Could Global Warming Be Halted by Controlling the Weather?

The Wall Stree Journal | April 25, 2007
By Wendy Pollack

Frustrated with the limits of public policy to tackle global warming, some scientists say the time has come to engineer a way to control the weather. The idea might seem appealing, says a science scholar, but it could have potentially harmful ramifications. 

Climate engineering has become a popular topic among a group of scientists who are skeptical of the potential other environmental remedies, from carbon taxes to alternative energy, James R. Fleming, a professor of science, technology and society at Colby College, writes in the Wilson Quarterly’s spring issue. But the potential fixes being discussed reflect an overconfidence in technology, Mr. Fleming says, as well as an ignorance of the history of failed efforts to control the weather.

One idea put forth by a physicist involved in climate-control discussions would involve bombarding the Arctic stratosphere with specially engineered particles to deflect the sun’s rays, thereby lowering temperatures. Alternatively, a fleet of crop-dusting airplanes could deliver the particles by flying continuously around the Arctic Circle. An astronomer suggested placing a huge fleet of mirrors in orbit to divert solar radiation. Some of these ideas, says Mr. Fleming, are reminiscent of the optimism that framed the first attempts at climate control, which date to the 19th century. In the 1940s, scientists developed cloud-seeding to produce rainfall, a technique that was later adopted by the U.S. military during the Vietnam War to hinder enemy troops movements.

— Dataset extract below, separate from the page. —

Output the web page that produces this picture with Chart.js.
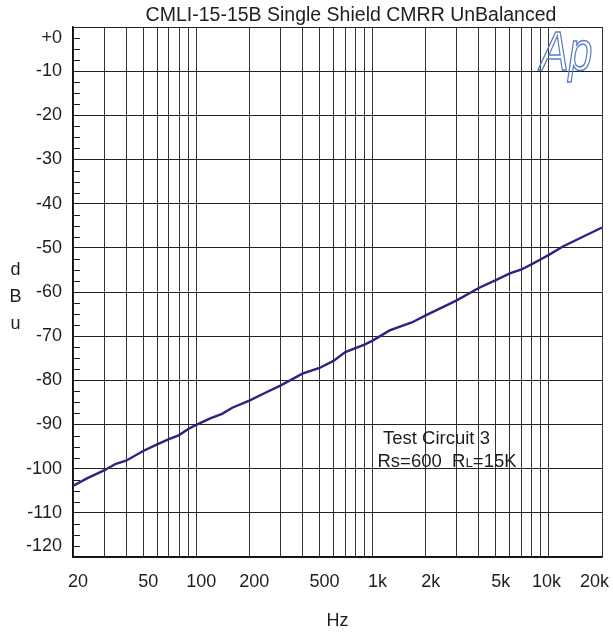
<!DOCTYPE html>
<html><head><meta charset="utf-8">
<script src="https://cdn.jsdelivr.net/npm/chart.js@4"></script>
<style>html,body{margin:0;padding:0;background:#fff}canvas{display:block}</style>
</head><body>
<canvas id="c" width="613" height="634"></canvas>
<script>
// ---- data ----
const freqHz = [20, 24, 30, 35, 40, 50, 60, 70, 80, 90, 100, 120, 140, 160, 200, 250, 300, 400, 500, 600, 700, 900, 1000, 1250, 1670, 2000, 3000, 3540, 4000, 5000, 6000, 7000, 8000, 9000, 10000, 12000, 20000];
const cmrrDbu = [-103.9, -102.2, -100.4, -98.9, -98.2, -96.0, -94.5, -93.3, -92.4, -91.0, -90.1, -88.6, -87.6, -86.2, -84.6, -82.7, -81.2, -78.5, -77.2, -75.6, -73.6, -71.9, -71.0, -68.7, -66.9, -65.3, -61.9, -60.3, -59.1, -57.3, -55.8, -54.9, -53.7, -52.6, -51.6, -49.7, -45.4];
const xGridValues = [20, 30, 40, 50, 60, 70, 80, 90, 100, 200, 300, 400, 500, 600, 700, 800, 900, 1000, 2000, 3000, 4000, 5000, 6000, 7000, 8000, 9000, 10000, 20000];
const xLabelValues = [20, 50, 100, 200, 500, 1000, 2000, 5000, 10000, 20000];
const xLabelTexts = ['20', '50', '100', '200', '500', '1k', '2k', '5k', '10k   ', '20k     '];
const yTickValues = [0, -10, -20, -30, -40, -50, -60, -70, -80, -90, -100, -110, -120];
const yTickLabels = ['+0', '-10', '-20', '-30', '-40', '-50', '-60', '-70', '-80', '-90', '-100', '-110', '-120'];
const yMinorStep = 2.5;
const titleText = 'CMLI-15-15B Single Shield CMRR UnBalanced';
const yAxisTitle = ['d', 'B', 'u'];
const xAxisTitle = 'Hz';
const noteLine1 = 'Test Circuit 3';
const noteLine2 = [['Rs=600  R', 1], ['L', 0.72], ['=15K', 1]];
const logoText = 'Ap';

const FONT = '"Liberation Sans", Arial, sans-serif';
const TXT = '#1e1e1e';
Chart.defaults.font.family = FONT;
Chart.defaults.color = TXT;

const extras = {
  id: 'extras',
  afterDraw(chart) {
    const {ctx, chartArea: a, scales: {x, y}} = chart;
    ctx.save();
    // minor ticks on the left edge
    ctx.strokeStyle = '#222';
    ctx.lineWidth = 1;
    for (let v = -120; v <= 0; v += yMinorStep) {
      if (Math.abs(v % 10) < 1e-9) continue;
      const py = Math.round(y.getPixelForValue(v)) + 0.5;
      ctx.beginPath();
      ctx.moveTo(a.left, py);
      ctx.lineTo(a.left + 7, py);
      ctx.stroke();
    }
    ctx.fillStyle = TXT;
    // title
    ctx.font = '19.5px ' + FONT;
    ctx.textAlign = 'center';
    ctx.textBaseline = 'middle';
    ctx.fillText(titleText, a.left + 278, a.top - 11);
    // y axis title stacked letters
    ctx.font = '18px ' + FONT;
    const midY = (a.top + a.bottom) / 2;
    yAxisTitle.forEach((ch, i) => ctx.fillText(ch, 15.5, midY + 5 + (i - 1) * 27));
    // note text
    ctx.textAlign = 'left';
    ctx.textBaseline = 'alphabetic';
    ctx.font = '18.5px ' + FONT;
    ctx.fillText(noteLine1, a.left + 310, a.top + 417);
    let nx = a.left + 304.5;
    noteLine2.forEach(([t, s]) => {
      ctx.font = (18.5 * s) + 'px ' + FONT;
      ctx.fillText(t, nx, a.top + 439.5);
      nx += ctx.measureText(t).width;
    });
    // logo
    ctx.translate(a.right - 62, a.top + 43);
    ctx.scale(0.78, 1);
    ctx.font = 'italic 55px ' + FONT;
    ctx.strokeStyle = '#5a7cc2';
    ctx.lineWidth = 1.5;
    ctx.strokeText(logoText, 0, 0);
    ctx.restore();
  }
};

new Chart(document.getElementById('c'), {
  type: 'scatter',
  data: {
    datasets: [{
      data: freqHz.map((f, i) => ({x: f, y: cmrrDbu[i]})),
      showLine: true,
      borderColor: '#2b2480',
      borderWidth: 2.4,
      pointRadius: 0,
      tension: 0,
      fill: false
    }]
  },
  options: {
    responsive: false,
    animation: false,
    layout: {padding: {left: 0, right: 11, top: 27, bottom: 0}},
    plugins: {
      legend: {display: false},
      tooltip: {enabled: false},
      title: {display: false}
    },
    scales: {
      x: {
        type: 'logarithmic', min: 20, max: 20000,
        afterBuildTicks: s => { s.ticks = xGridValues.map(v => ({value: v})); },
        afterFit: s => { s.height = 77; s.paddingLeft = 0; s.paddingRight = 0; },
        ticks: {
          autoSkip: false, maxRotation: 0, minRotation: 0,
          font: {size: 18}, color: TXT, padding: 14, labelOffset: 5,
          callback: v => { const i = xLabelValues.indexOf(v); return i >= 0 ? xLabelTexts[i] : ''; }
        },
        grid: {color: '#333', lineWidth: 1, drawTicks: false},
        border: {display: true, color: '#111', width: 1.5},
        title: {display: true, text: xAxisTitle, color: TXT, font: {size: 18, lineHeight: 1.2}, padding: {top: 0, bottom: 2}}
      },
      y: {
        type: 'linear', min: -120, max: 0,
        afterBuildTicks: s => { s.ticks = yTickValues.map(v => ({value: v})); },
        afterFit: s => { s.width = 73; s.paddingTop = 0; s.paddingBottom = 0; },
        ticks: {
          autoSkip: false,
          font: {size: 18}, color: TXT, padding: 11,
          callback: v => {
            const i = yTickValues.indexOf(v);
            const t = i >= 0 ? yTickLabels[i] : '';
            if (v === 0) return ['', t];
            if (v === -120) return [t, ''];
            return t;
          }
        },
        grid: {color: '#222', lineWidth: 1, drawTicks: false},
        border: {display: true, color: '#111', width: 1.5}
      }
    }
  },
  plugins: [extras]
});
</script>
</body></html>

The risk that modern climate controls would be similarly used for military purposes is one of the dangers of the latest batch of ideas, says Mr. Fleming. “It is virtually impossible to imagine governments resisting the temptation to explore military uses of any potentially climate-altering technology,” he says. What’s more, the climate system is so complex that it would be difficult to ever predict how such controls would affect nature. And which countries, Mr. Fleming wonders, could be trusted to equitably control weather in different parts of the world. In the face of a potential climate crisis, doing nothing or too little is “clearly wrong, but so is doing too much.”